From the Year of the Snake to the Year of the Horse: A guide through the Chinese Zodiac shift

I’ve been feeling ready for a shift in energy, both personally and collectively. In this piece, I’m using the Chinese Zodiac as a lens to explore a transition we’re moving through soon.

The Chinese Zodiac moves in a twelve year cycle, each year shaped by an animal archetype that carries its own qualities, rhythms, and lessons. These archetypes are not predictions in a Western sense, but symbolic lenses. They offer a way of understanding collective mood, pacing, and themes that tend to surface over time.

As we move from the Year of the Snake in 2025 into the Year of the Horse in 2026, the energetic emphasis subtly but noticeably changes. This transition marks a shift from inward attention to outward movement, from quiet discernment to visible momentum.

Understanding the Chinese Zodiac

The Chinese Zodiac is based on a repeating twelve year cycle, with each year associated with one animal. Each animal is traditionally linked to certain traits and tendencies that influence how a year is experienced collectively. These themes often show up emotionally, psychologically, and socially rather than through concrete events.

Because the cycle is rhythmic, no year exists in isolation. Each one prepares the ground for the next.

The Year of the Snake

The Snake is commonly associated with introspection, patience, and discernment. Snake years are traditionally understood as periods of shedding and release. They invite truth to surface slowly and often require people to sit with complexity rather than rush toward resolution.

In 2025, this energy encourages inner work over immediate action. Progress may not feel fast or visible. Instead, the emphasis is on clarity, emotional honesty, and quiet transformation.

How a Snake Year Can Feel

Many people experience Snake years as slower or heavier in tone. Emotional intensity can rise, not necessarily because more is happening externally, but because attention turns inward. This can feel confronting at times, especially when long-avoided truths become harder to ignore.

The transformation of a Snake year is often subtle. Changes may not be obvious to others. Much of the work happens beneath the surface, laying foundations rather than producing instant results.

Entering the Year of the Horse

The Horse represents movement, confidence, and outward expression. In contrast to the inward focus of the Snake, Horse energy is associated with momentum and expansion. It favours action, exploration, and visible progress.

As 2026 approaches, energy begins to shift from preparation to motion. What has been processed internally now seeks expression in the world.

From Snake to Horse

This transition is less about abandoning reflection and more about applying it. The insights gathered during a Snake year are not meant to stay internal forever. Horse energy invites embodiment.

Reflection becomes action.
Insight becomes lived experience.
Preparation becomes movement.

The pace changes, but the depth gained during the Snake year helps guide direction rather than impulsivity.

Working With the Shift

To move consciously with this transition, it can help to pause before accelerating fully.

Reflect on what was released or clarified over the past year. Notice where energy is naturally returning without force. Take one grounded step before committing to bigger moves. Allow momentum to build gradually instead of rushing ahead.
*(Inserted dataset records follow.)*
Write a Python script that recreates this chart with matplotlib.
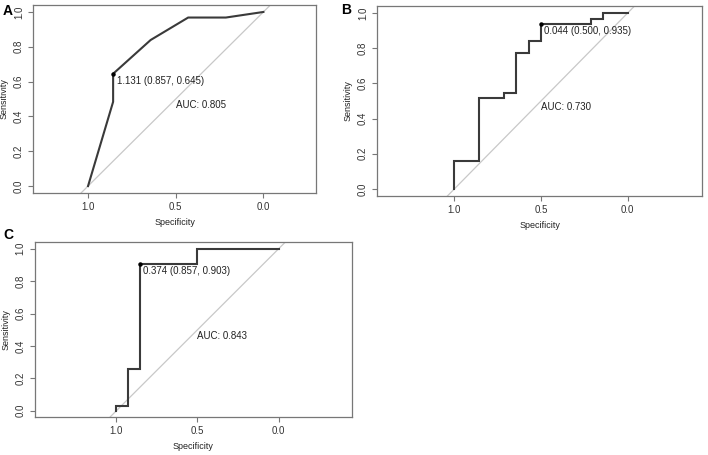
import matplotlib
matplotlib.use("Agg")
import matplotlib.pyplot as plt

plt.rcParams["font.family"] = ["Liberation Sans", "DejaVu Sans"]

# ROC curves (specificity, sensitivity)
spec_a = [1.0, 0.857, 0.857, 0.643, 0.429, 0.214, 0.0]
sens_a = [0.0, 0.484, 0.645, 0.839, 0.968, 0.968, 1.0]

spec_b = [1.0, 1.0, 0.857, 0.857, 0.714, 0.714, 0.643, 0.643, 0.571, 0.571,
          0.5, 0.5, 0.214, 0.214, 0.143, 0.143, 0.0]
sens_b = [0.0, 0.161, 0.161, 0.516, 0.516, 0.548, 0.548, 0.774, 0.774, 0.839,
          0.839, 0.935, 0.935, 0.968, 0.968, 1.0, 1.0]

spec_c = [1.0, 1.0, 0.929, 0.929, 0.857, 0.857, 0.5, 0.5, 0.0]
sens_c = [0.0, 0.032, 0.032, 0.258, 0.258, 0.903, 0.903, 1.0, 1.0]

thres_a = (0.857, 0.645, "1.131 (0.857, 0.645)")
thres_b = (0.500, 0.935, "0.044 (0.500, 0.935)")
thres_c = (0.857, 0.903, "0.374 (0.857, 0.903)")

auc_labels = ["AUC: 0.805", "AUC: 0.730", "AUC: 0.843"]
panel_names = ["A", "B", "C"]
ticks = [1.0, 0.5, 0.0]
yticks = [0.0, 0.2, 0.4, 0.6, 0.8, 1.0]

fig = plt.figure(figsize=(7.08, 4.55), dpi=100)

panels = [
    # rect, xlim, data
    ([0.0466, 0.5758, 0.3997, 0.4132], (1.314, -0.30), spec_a, sens_a, thres_a),
    ([0.5325, 0.5692, 0.4590, 0.4176], (1.446, -0.429), spec_b, sens_b, thres_b),
    ([0.0490, 0.0829, 0.4477, 0.3846], (1.503, -0.45), spec_c, sens_c, thres_c),
]

frame_col = "#777777"
for i, (rect, xlim, sp, se, thr) in enumerate(panels):
    ax = fig.add_axes(rect)
    ax.set_xlim(*xlim)
    ax.set_ylim(-0.04, 1.04)
    ax.plot([1.2, -0.2], [-0.2, 1.2], color="#c8c8c8", lw=0.9)
    ax.plot(sp, se, color="#3a3a3a", lw=1.5, solid_joinstyle="miter")
    ax.plot(thr[0], thr[1], "o", color="black", ms=2.2)
    ax.text(thr[0] - 0.02, thr[1] - 0.01, thr[2], fontsize=7, color="#222222",
            ha="left", va="top")
    ax.text(0.5, 0.495, auc_labels[i], fontsize=7, color="#222222",
            ha="left", va="top")
    ax.set_xticks(ticks)
    ax.set_xticklabels(["1.0", "0.5", "0.0"])
    ax.set_yticks(yticks)
    ax.set_yticklabels(["%.1f" % v for v in yticks], rotation=90, va="center")
    ax.tick_params(labelsize=7, colors=frame_col, labelcolor="#333333",
                   length=3.5, width=0.8, pad=3)
    for s in ax.spines.values():
        s.set_color(frame_col)
        s.set_linewidth(0.9)
    ax.set_xlabel("Specificity", fontsize=6.5, color="#222222", labelpad=4)
    ax.set_ylabel("Sensitivity", fontsize=6.5, color="#222222", labelpad=4)

fig.text(3 / 708, 1 - 11 / 455, "A", fontsize=10, fontweight="bold", va="center")
fig.text(341 / 708, 1 - 10 / 455, "B", fontsize=10, fontweight="bold", va="center")
fig.text(3 / 708, 1 - 235 / 455, "C", fontsize=10, fontweight="bold", va="center")

fig.savefig("out.png", dpi=100)
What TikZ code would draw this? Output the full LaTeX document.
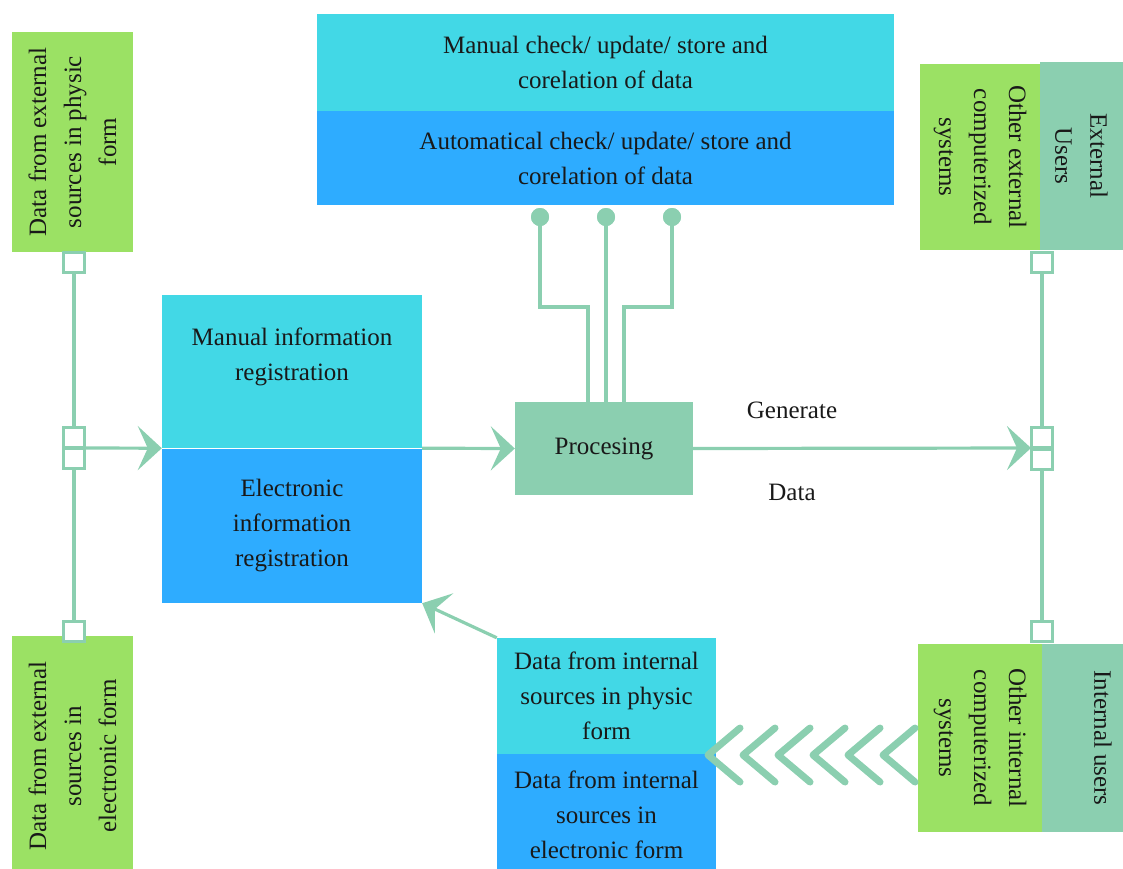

Horse energy supports confidence, but it is most sustainable when rooted in self-awareness.

Closing Thoughts

Different years ask for different rhythms. Some invite stillness and inner change. Others encourage movement and expression.

Growth does not always look the same, and timing matters. Recognising the rhythm of each year allows action to feel aligned rather than forced.

This shift from Snake to Horse is a reminder that both reflection and motion have their place, and that one prepares the way for the other.

For me, working with these cycles isn’t about certainty or answers, but about orientation — a way of meeting change with a little more presence and curiosity.

If this reflection helps you sense where you are, or what might be stirring next, then it has done its work.

P.S. The Chinese Zodiac follows the Lunar New Year rather than the calendar year. In 2026, the Year of the Horse begins on 17 February 2026, with the new lunar year ushering in the Horse’s energy.